Dans Surviving My Mother, elles sont présentes au détour de chaque scène. Mais malgré son casting d'abord féminin, le film n'est pas forcément un hommage aux femmes, selon son réalisateur et ses interprètes. «C'est davantage un hommage à la vie, à la vie en famille, à l'amour», lance Ellen David (Ciao Bella).

On pense aux productions d'Almodovar en dégustant cette nouvelle histoire de Steve Galluccio. À cause des doux revirements de situation et de la façon d'aborder la mort. «J'adore les sujets d'Almodovar, mais surtout le fait qu'on ne sache pas où il nous amène», note Véronique LeFlaguais.

Devant la caméra d'Émile Gaudreault, la comédienne a retrouvé un autre personnage amer, à l'invective facile. Après Rumeurs et Laura Cadieux... «Fini maintenant les rôles de femmes aigries! J'aimerais jouer quelqu'un de différent.»

Reste que mordre dans les dialogues de Galluccio la comble. «J'adore l'écriture de Steve. J'aime le côté sucré-salé de ses pièces. C'est du drame, mais toujours avec beaucoup d'humeur.»

Dans Surviving My Mother (tourné en anglais), la grand-mère mourante que LeFlaguais incarne n'a aucune parole tendre pour sa fille qui la soigne depuis des années. «Je comprends cette femme malade qui jette son dévolu sur sa fille et son gendre. Le meilleur moyen de se défendre est souvent le sarcasme.»

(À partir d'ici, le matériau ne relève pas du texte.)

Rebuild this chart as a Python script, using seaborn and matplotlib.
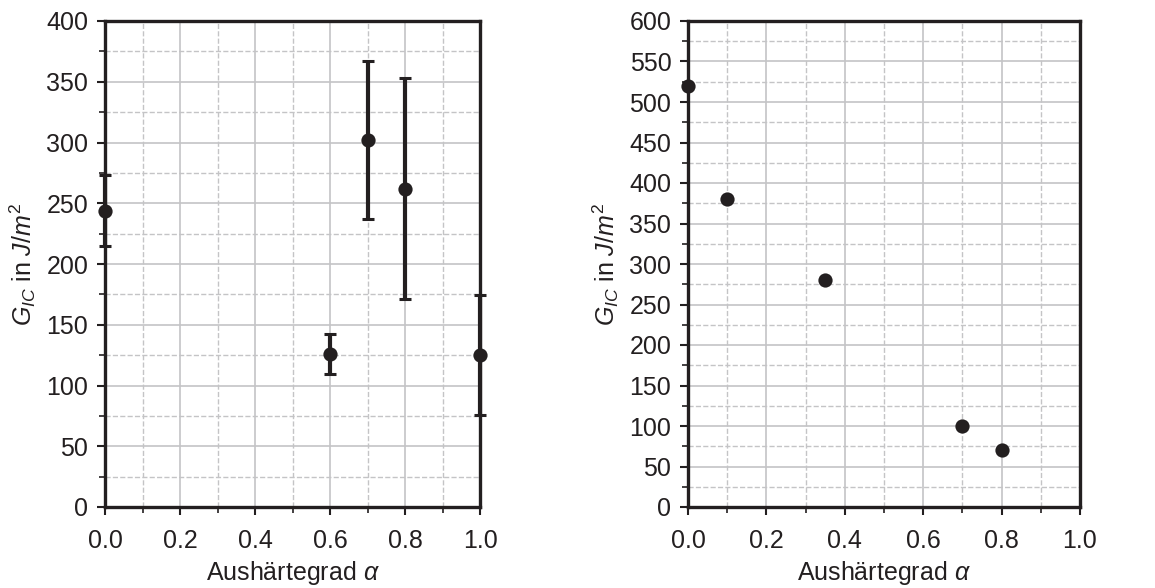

Interprétée par Ellen David, la fille altruiste finira par regretter tout le dévouement consenti à une mère qui n'a plus la force d'être reconnaissante. «Elle a décidé de faire ce qu'elle pensait être le mieux, raconte l'actrice anglophone. Un sacrifice énorme! Elle se rendra compte qu'elle a tout perdu, car la personne à qui elle donne ne la connaît pas vraiment. Elle veut donc éviter la même chose avec sa fille. Mais en voulant l'épargner, elle la perd.»

La troisième génération prend ici les traits de Caroline Dhavernas en étudiante modèle le jour et en objet sexuel le soir. «J'incarne une fille qui vit au sein d'une famille très aimante, mais qui a appris à afficher un sourire pour ne pas qu'on s'inquiète pour elle, explique-t-elle. Sa soupape, c'est la sexualité.»

Même à 29 ans, la comédienne peu encore rendre crédibles des personnages d'adolescentes et de jeunes adultes. «J'ai maintenant quelques cheveux blancs et je leur dis merci d'arriver! lance-t-elle toutefois. J'ai souvent eu hâte d'avoir l'air plus vieille pour jouer des femmes. Ça commence à changer.»

Étonnamment, Dhavernas, LeFlaguais et David ont joué l'amour et l'incompréhension uniquement en anglais devant la caméra de Gaudreault. «Je suis allée à l'école en anglais quand je suis arrivée au Canada en 1952, raconte LeFlaguais. À l'époque, les immigrants se faisaient dire qu'il fallait parler cette langue.»

Le réalisateur approuve totalement le choix des interprètes. «Au départ, on n'avait pas prévu un casting québécois, dit-il. J'ai auditionné beaucoup de gens, car il fallait des actrices à la fois dramatiques et comiques. Ça ne court pas les rues.»

De toute façon, pour Galluccio, écrire dans la langue de Woddy Allen est naturel, une évidence. «Parce que j'ai été élevé en français et en italien, l'anglais a toujours été une façon de me distancier de mon enfance et mon quotidien.»

Le trio féminin a néanmoins l'impression d'avoir pris part à une production foncièrement québécoise. «Les thèmes abordés sont universels, mais les racines sont ici», estime Ellen David.

«Au départ, j'ai cependant décidé de ne parler qu'anglais sur le plateau, avoue Caroline Dhavernas. Car c'est dur pour les muscles de la bouche et la concentration de passer d'une langue à l'autre constamment. Mais ça n'a duré qu'une heure. Je me sentais trop ridicule!»